Ce film se fera finalement et s’appellera Rois et Reine. Denicourt se sent dépossédée de sa propre histoire et intente en 2006 une action en justice pour atteinte à sa vie privée dont elle sera déboutée, le Tribunal considérant que, malgré les évidentes similitudes et l’annexion par le réalisateur de sa propre vie, celui-ci «a créé une œuvre de fiction qui ne saurait se réduire aux identifications alléguées ». L’auteur se trouve protégé et justifié par la Justice, même si le Tribunal convient de la souffrance de l’actrice et d’un manquement du réalisateur aux « exigences de délicatesse ».

A partir de là, que reste-t-il à l’actrice ? Quel moyen pour se faire entendre ou plutôt faire comprendre de l’intérieur ce que signifie de se sentir dépouillée de sa propre vie ? Marianne Denicourt, aidée de Judith Perrignon , a pour moi choisi la voie la plus digne et ludique, la voie de la création, rendant coup pour coup avec panache. Arnaud Desplechin devient ainsi Arnold Duplancher, égérie de l’intelligentsia parisienne, en recherche éperdue de reconnaissance et s’abreuvant d’idées de penseurs trop grands pour lui, onctueux, lâche et j’en passe. La théorie de Denicourt serait la rancune d’une séparation mal digérée et en effet, je serais plutôt prêt à la croire, ne serait-ce qu’au souvenir d’une lettre proprement dégueulasse (et inventée celle-ci) qu’un père écrit à sa fille sur son lit de mort dans le film en question, prétexte de Desplechin pour déverser toute son amertume envers l’actrice ayant inspiré le personnage. Le portrait est à charge mais souvent drôle, cette vengeance a de la classe. La lettre de l’actrice au réalisateur à la toute fin du récit (réelle/inventée ?) nous laisse avec un petit sourire narquois et cathartique, bien joué, il l’aura pas volée celle-là ! Le costard bien taillé lui servira pour les vingt prochaines années.

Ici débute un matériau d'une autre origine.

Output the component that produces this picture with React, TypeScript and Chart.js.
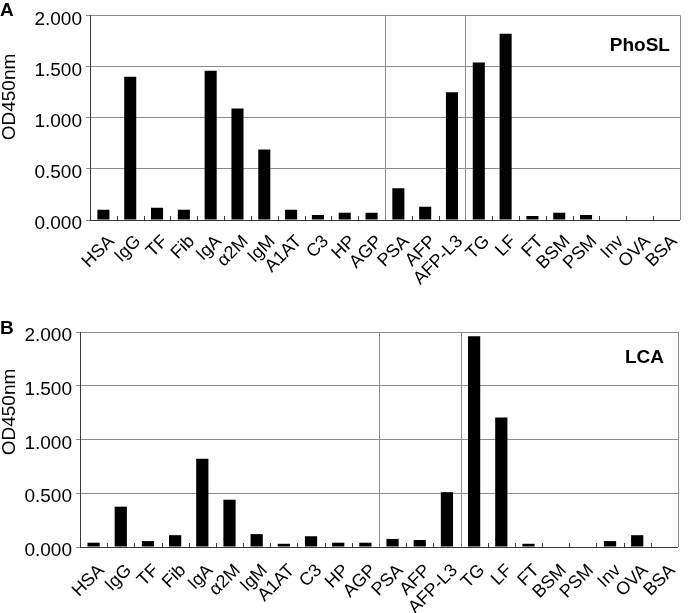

Alors, oui, on assiste à un règlement de comptes par œuvres interposées mais avec vivacité et esprit, une réponse de la bergère au berger nous présentant l’auteur en vampire, suçant la substantifique moelle de ses proches et n’étant pas à son coup d’essai. Tout cela remet l’œuvre entière de Desplechin en perspective, lui qui puise nombre de ses scènes et personnages dans la part douloureuse de sa vie, de ses rapports à ses proches pour les fictionnaliser, au risque d’en froisser plus d’un. L’auteur est-il tout puissant, les personnes de chair et d’os à l’origine de certains de ses personnages ont-ils droit à la parole, droit de réponse, ou sont-ils condamnés à l’exsanguination ? Où se situe la frontière entre l’inspiration et l’appropriation ? Un auteur peut-il vous exproprier de votre propre vie, cette vie que vous savez votre jusque dans la mémoire de votre corps marqué par vos expériences ? OK, je redescends.



Bref, Marianne Denicourt a parfaitement réussi son coup et son récit… et cela n’empêche en rien le nouveau Desplechin d’être un énième règlement de compte tout en étant formidable.